Health insurance for life, but only if you …

Are you going to have to work three, four or five years longer than you expected to ensure that you'll retire with coverage from the federal employee health pro...

How would you like to wind up working three, four or five years longer than you had planned? Either that or leaving the comfort of the subsidized, cradle-to-grave federal employee health program, FEHBP, for coverage under the Affordable Care Act?

One of the major perks of being a federal or postal worker, or a retiree, is the government’s group health insurance program. The FEHBP. It is available to workers and retirees and their survivors regardless of age, health or preexisting conditions.

During the debate over the ACA, a.k.a. Obamacare, the FEHBP was the gold standard-type of health insurance that all Americans deserved.

The FEHBP is for life and then some, IF, you are a federal worker, retiree or survivor of a fed. But there is a catch. The five-year rule. It says the employee must be enrolled in one of the FEHBP plans (any one will do) for the five years prior to retirement in order to carry it into retirement. Many feds who piggyback on their private sector spouse’s health plan enroll in a low-premium FEHBP plan to comply with the so-called five-year rule. That way, when they (or the spouse) retire, they will be eligible for the lifetime coverage and options offered by FEHBP plans.

Workers and retirees have more than a dozen choices of plans, and they can switch during the annual open season (this year Nov. 10 to Dec. 8). Or anytime their marital or family status changes. Such as having a baby. Or losing a spouse to death or divorce. Or if they are in an HMO and move to another location.

The government pays the lions share of the FEHBP premium (generally around 72 percent) regardless of how much premiums go up each year. Workers and retirees have a variety of health plan choices, and options within many plans.

Earlier this month a reader, Ben S., said we had reported on survivor annuities and the five-year rule, but he couldn’t get any information from the government. I passed the buck to David Snell, director of federal benefits for the National Active and Retired Federal Employees. His response:

“There must be a survivor annuity from which the survivor can have the FEHBP premiums withheld. Mr. S. should know if he elected to provide a survivor annuity for his spouse.” He also said that while the five-year rule applies to the federal worker policy-holder, “there is no five-year coverage requirement for survivors to meet in order to be eligible to continue the health benefits, just that on the date the enrollee dies he must have had self and family coverage.”

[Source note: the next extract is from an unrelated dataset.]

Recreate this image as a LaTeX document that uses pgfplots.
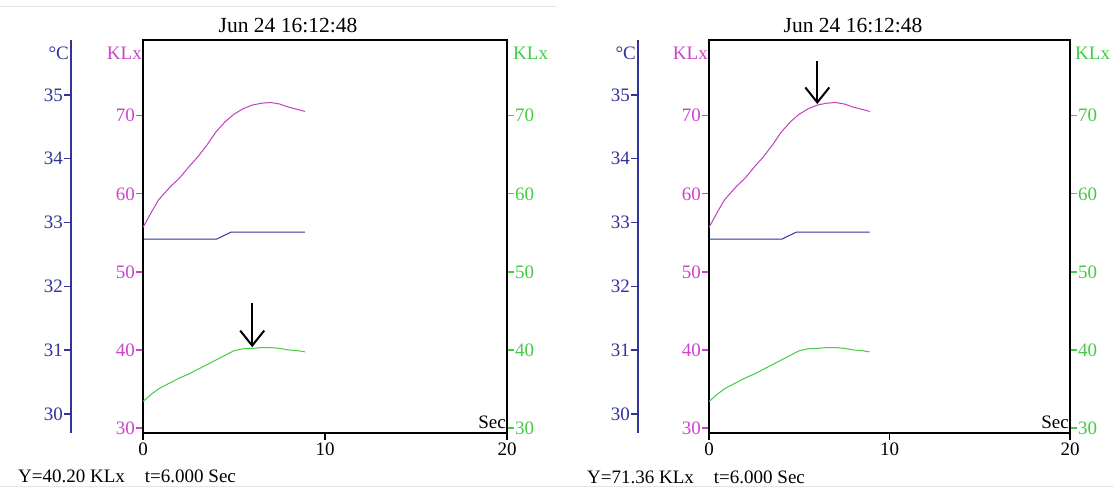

For more on that, click here.

Remember, the FEHBP may be the best company-style health plan around. Especially when you retire. But you need to understand, and comply, with the five-year rule, or you may wind up working long after your current target date.


NEARLY USELESS FACTOID:

By Michael O’Connell

It was Gen. Douglas MacArthur who uttered the phrase, “Rules are mostly made to be broken and are too often for the lazy to hide behind.”